Bean sprout salad recipe

Ingredients:

  • 2 tbsps. sesame seeds
  • 1 lb. fresh bean sprouts thoroughly washed and drained
  • 3 garlic cloves, peeled and minced
  • 2 medium scallions, trimmed & minced
  • 1 − 1" cube ginger, peeled and minced
  • 2 tbsps. sesame oil
  • 1/3 cup soy sauce
  • 2 tbsps. cider vinegar
  • 1 tbsp. Mirin (sweet rice wine)
  • 2 tsp. light brown sugar
  • 1 tsp. spicy sesame oil

Directions:

  1. Preheat oven to 300°F. Toast the sesame seeds by spreading them over the bottom of a pie tin. Roast for 12 to 16 minutes, stirring often, until they are golden. The seeds can be toasted in advance and stored in an airtight container.
  2. Place the bean sprouts in a large heatproof bowl and set it aside.
  3. In a medium size skillet set over moderately low heat, stirfry the garlic, scallions and ginger in the oil for 2 to 3 minutes, until they are limp and fragrant.
  4. Add all the remaining ingredients, increase the heat to moderate, then boil the mixture, uncovered, for 1 minute to slightly reduce the liquid.
  5. Pour the boiling dressing over the bean sprouts, toss well, then cover the bowl and chill the salad for several hours. Toss again before serving.

Cantonese roast duck recipe

Serves 8

Ingredients:

3-4 lbs. duck
2 tsps Chinese Five spice powder
2 tsps Salt
1 star anise or 1 tsp. anise powder
1 tsp. sugar
1 tsp. maltose or clear honey
5 tsps water

Directions:

1. Prepare the duck by cutting off the flights and removing the oil sac under the tail.

2. Mix the five spice powder, salt, star anise and sugar together and place inside the duck. Sew the vent up very securely.

3. Pour a kettle of boiling water over the duck, then dry it.

4. Boil the 5 tsps water with the maltose to make a thin syrup. Paint the outside of the duck with the syrup. Hang the duck in airy place for 4 to 6 hours. The duck does not need sun, only wind.

5. When the duck is dry, hang it in a hot oven (400°F, gas 6) with a drip tray underneath for 15 minutes.

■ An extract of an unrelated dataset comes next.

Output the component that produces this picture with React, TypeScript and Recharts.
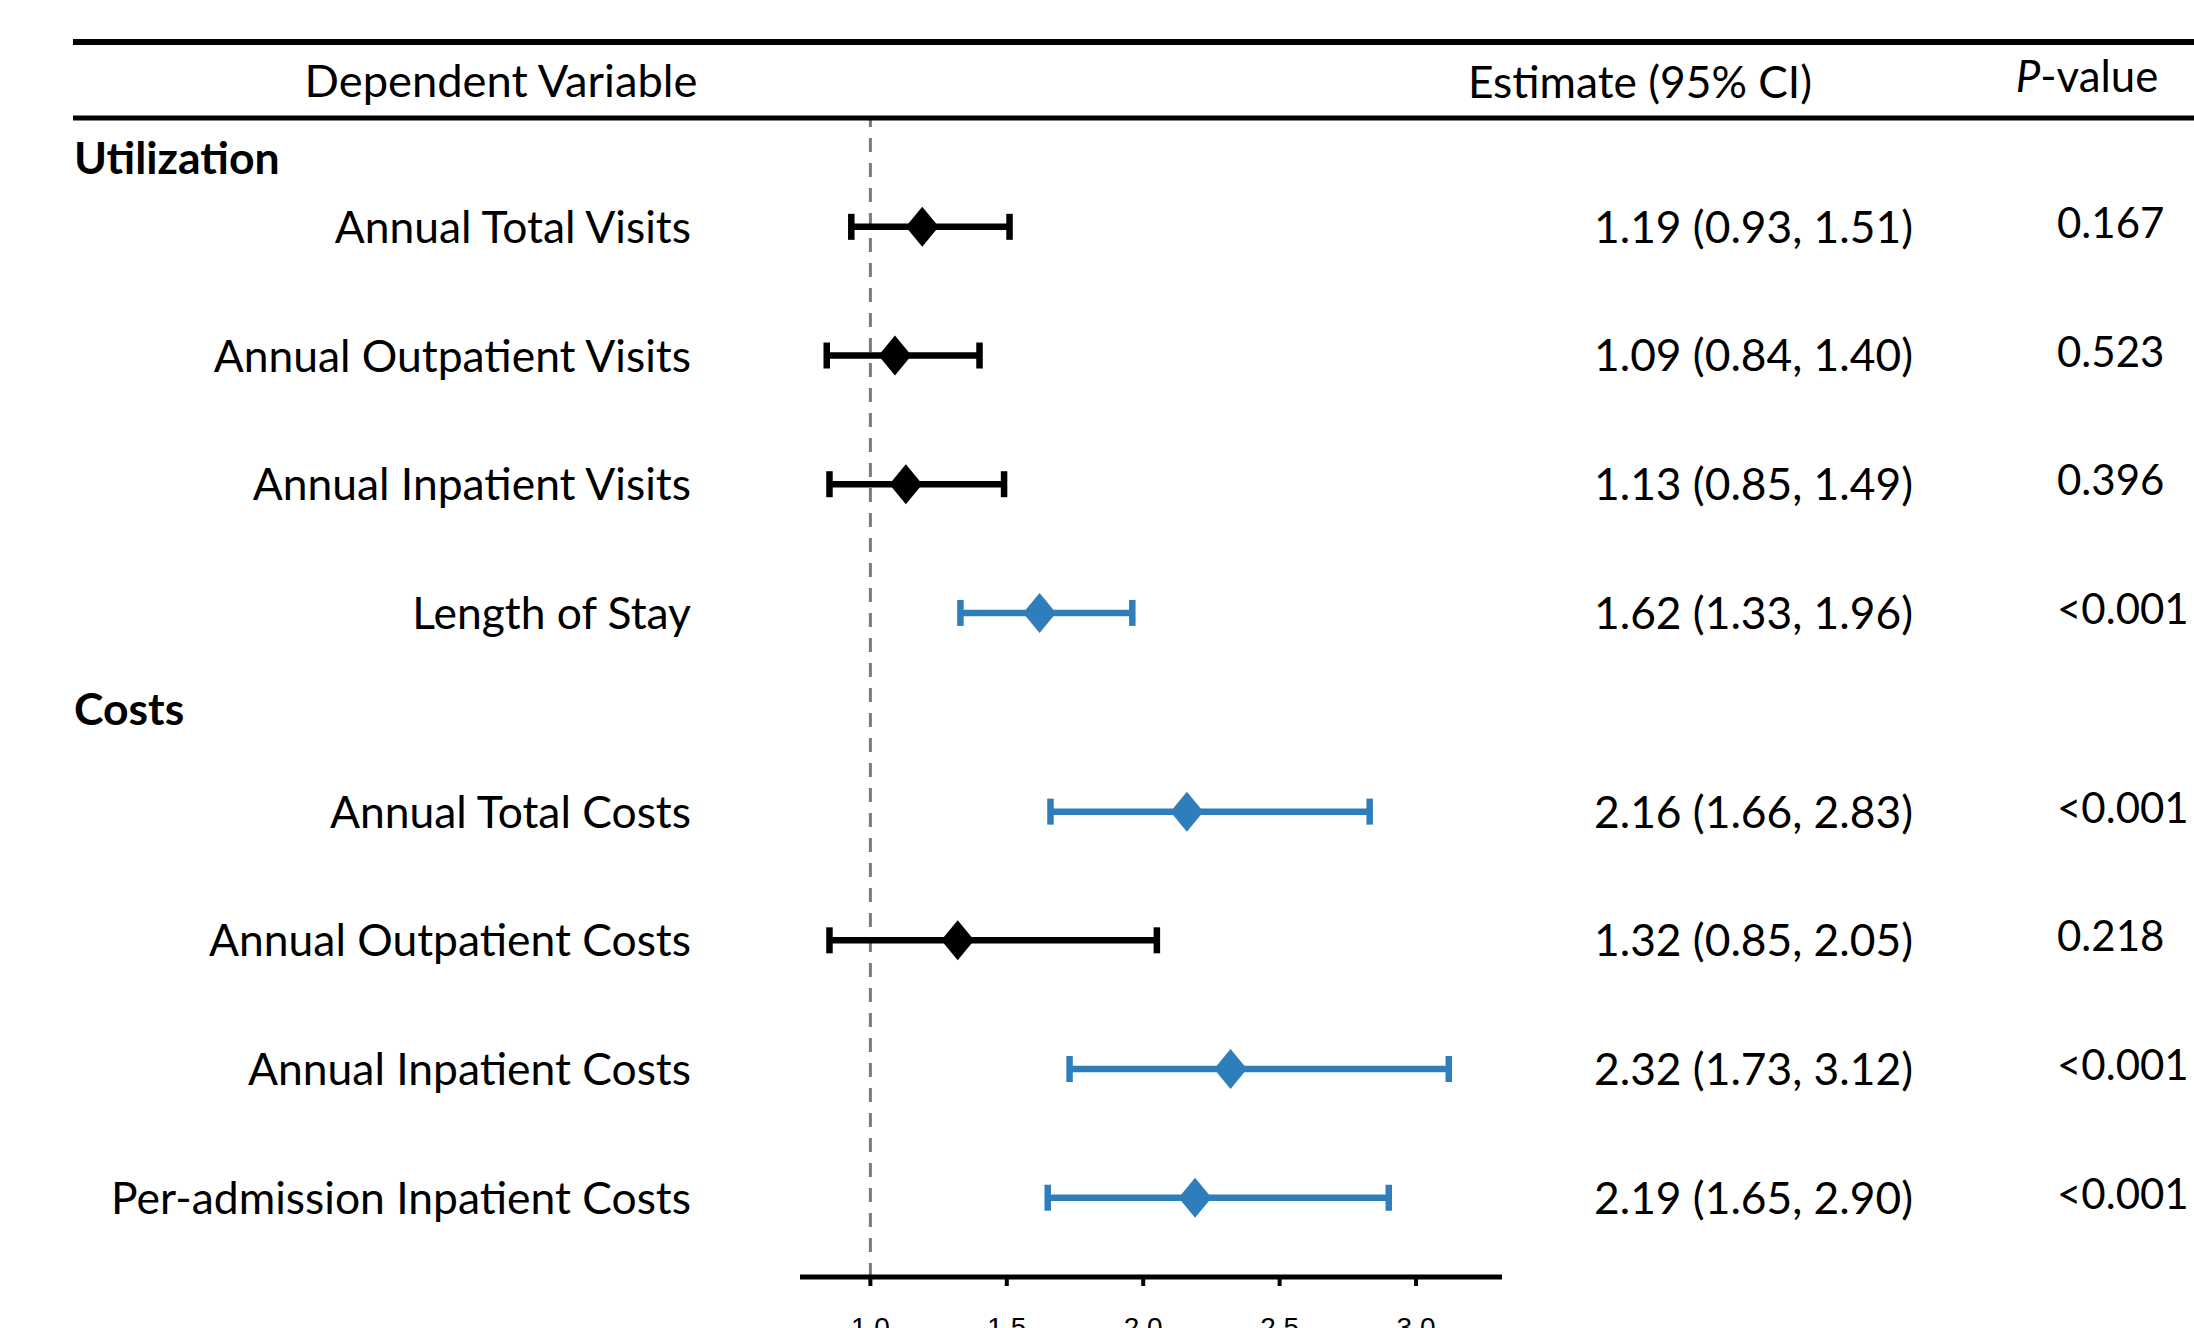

Then reduce the oven temperature to 375°F, Gas 5. Continue cooking for another 45 to 60 minutes, depending on the size of the bird. (Allow 15 minutes per 1 lb and 15 minutes extra.)

6. Leave the duck to cold before serving, and carve it. This duck can be served as one dish in a family meal; alternatively a few pieces of duck on a bowl of hot rice makes a light lunch or snack.

Fortune cookies recipe

Ingredients:

8 ounces all-purpose flour
2 tablespoons cornstarch
4 ounces sugar
1/2 teaspoon salt
4 ounces vegetable oil
4 ounces egg whites
1 tablespoon water
2 teaspoons vanilla extract


Directions:

In a deep bowl, mix the following ingredients: 8 oz. Flour, 2 tablespoons corn starch, 4 oz sugar and 1/2 teaspoon salt, blend in 4 oz. oil, 4 oz. Egg whites, 1 tablespoon water and 2 teaspoons vanilla extract, and beat until smooth consistency.
Write your own "Fortune" on a piece of paper 2 1/2" by 1/2". Prepared oven to 300:F. Scoop a tablespoon of cookie batter and spread evenly into a 4" circle on a well greased baking sheet. Bake cookie for about 14 minutes or until lightly golden brown. Remove one cookie at a time from the oven. You have about 15 seconds working time before the cookie hardens.
Place the "Fortune" in the middle of the cookie. Shape the cookie by folding it in half and grasp both ends. Place the finished cookie in a muffin pan with the ends down to hold it unique shape.